To this day, more than 33,000 emails are missing from Hillary's private account. She claims they were about personal matters such as grandchildren, etc. However, they weren't just deleted; her hard drives were “bleached” and her numerous other devices were physically destroyed, as in smashed to smithereens.

 

Did she have them destroyed as a matter of routine or was her intent to hide evidence?

 

This returns us to Mueller's investigative predicament. How could he charge Trump with obstruction when his pal James Comey had given Hillary a pass based on “intent?” Mueller's novel (read flaky) obstruction theory was that a Constitutional executive prerogative, even a responsibility, could be construed as a “crime” based on the president's “intent” in executing it.

 

This corrupt legal argument, worthy of an Andrew Weissmann, would never have flown in the Supreme Court of the United States.

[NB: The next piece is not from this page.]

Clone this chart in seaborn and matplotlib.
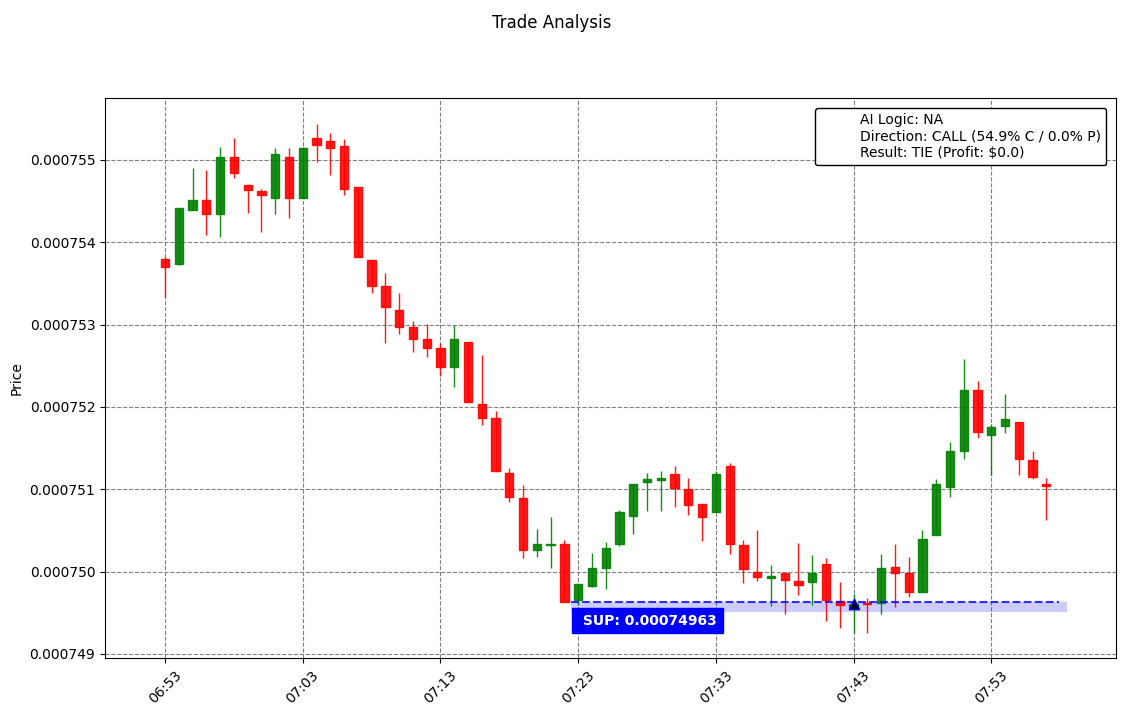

Any such attempt to criminalize the president based on such idiocy would have been overturned had it made it there. Mueller would have been humiliated and the legacy for the 74 year old career prosecutor would have been destroyed.

 

As it is, we can follow the Russian Collusion crumbs back to both Hillary and Barrack Obama: The Steele dossier provides an opportunity to spy on the Trump campaign and should he become too successful, disgrace him with the smear campaign that Trump had prostitutes urinate on the bed once slept on by the sainted Obama. Oh, the outrage.

 

In his exchanges with his paramour, Lisa Page, Peter Strzok assured her that “they” wouldn't let Trump win the election. A meeting with an “Andy” was mentioned (Andy McCabe, then deputy director of the FBI?) The operation was even given a name, “Crossfire Hurricane.”

 

Comey then went out and triggered the execution of the plan by leaking to his friend who then leaked to the media and the Democrats seized on it and demanded an investigation.

 

The problem was that it all backfired, exposed the deep state conspiracy to first interfere with then overturn the outcome of a lawfully conducted national election.

 

The question now is will AG William Barr investigate the investigators and bring the whole criminal conspiracy to justice- based, of course, on their “intent?”